I mean, it’ll catch fire, but it’ll just keep on burning for ever and ever.
That caveat was pretty obviously intended to apply here so that wood can be burned up, so I don’t think it counts as a bad rule.
Rules for hotter fires/being more thoroughly on fire are missing, but can be extrapolated/interpolated from the 1d6 for being on fire in the sense of someone threw burning oil on you and the 3d10 for being on [the Elemental Plane of] Fire. Admittedly “the GM can interpolate” doesn’t mean the rules are great as written, but pre-3e D&D was written with the philosophy that it’s a framework, not a comprehensive description of every physical law of the gameworld (I don’t even think the designers believed the latter, but bringing on people who were used to writing competitive rules led to that)
Anyway, I don’t think it taking 12 minutes to reduce a 2-inch thick wooden door to ashes is that bad of a bug just given how long it takes to actually burn through a log.
Murphy’s Rules are not necessarily bad rules, they’re mainly ones that interact weirdly with other rules of the game and produce weird results. Anyway, as has been brought to my attention, a wooden door taking an average of twelve minutes to burn isn’t quite as much a Murphy as I first thought.
What pushes the rules for burning into Murphy territory is the fact that there’s no time limit on how long something goes on burning beyond “When it succeeds at a saving throw.”

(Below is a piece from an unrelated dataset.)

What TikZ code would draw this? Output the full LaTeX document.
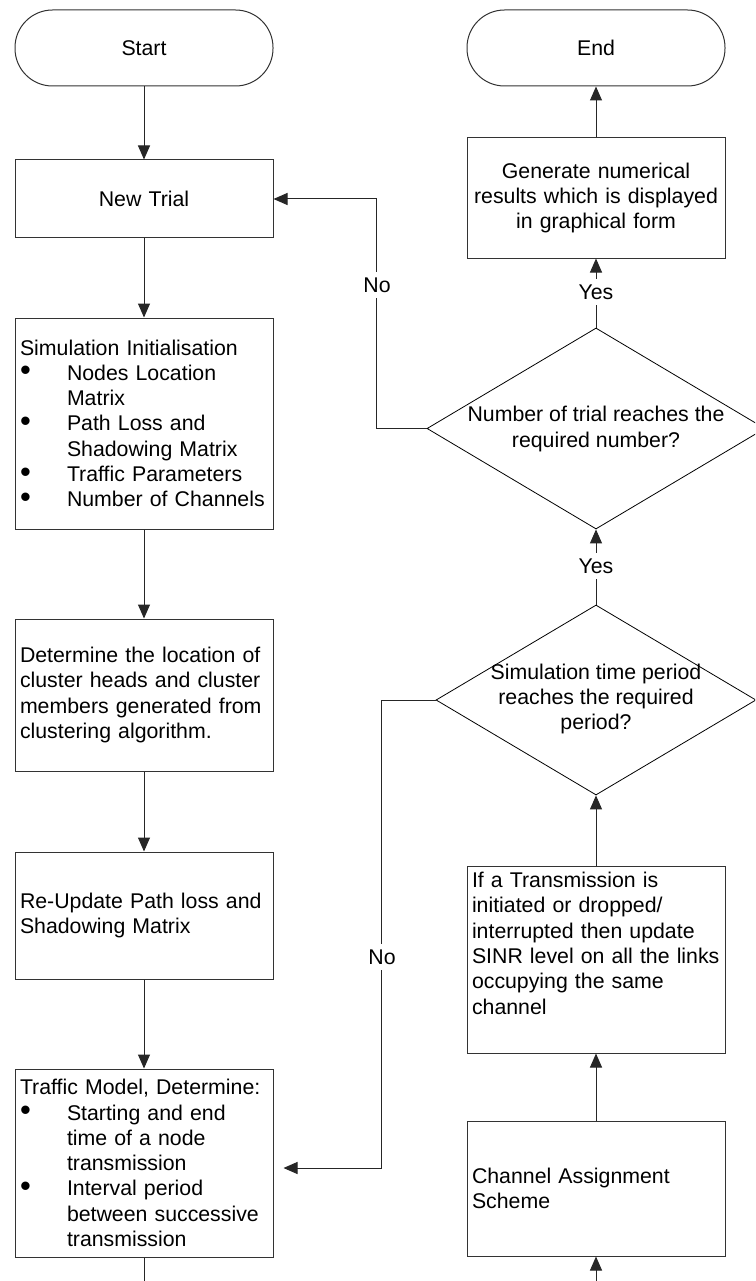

Now, getting enough Fire Resistance to be safely able to ignore damage from natural fires is pretty much a piece of cake. Most spellcasters can do it with a single spell slot but if wasting your spell slot on doing that isn’t your thing then you can just pick a race that gives fire resistance or getting a proper magic item.
Then you just set yourself on fire and opt to fail all of your saves to end the burning. You’re now on fire forever (or until you choose to try to save or douse yourself in water).
The problem, of course, is that every flammable object you’re carrying will also catch on fire, buuut said objects have Hardness and take half damage from energy, as stated above, so unless your GM invokes the “Things that burn should burn” rule because you’re carrying a million scrolls you should be alright. Just to be on the safe side, let’s assume we’re not carrying any equipment so as to not burn it all.
So, who has the most to gain for being naked and on fire? One might assume that it’d be the Monk due to their unarmed and unarmored fighting style, but Monks in 3.5 actually rely very heavily on magic items to pull their weight.
The one class that relies the least on equipment is actually the Druid, because of having both magic and the ability to wildshape. Your GM might argue that your spell component pouch and divine focus will be ruined when you’re on fire, but when you turn into a bear they’ll safely meld into your animal form. And with Wild Spell you can still cast spells, even though all of your spell components are now a part of your animal body, so that’s a thing?
You’re now a bear that’s on fire, and you’ll keep on burning forever if you like.
(Unfortunately, the rules don’t really account for what happens when a bear that’s on fire grapples you, but it’s pretty easy to extrapolate from the rest of the rules.)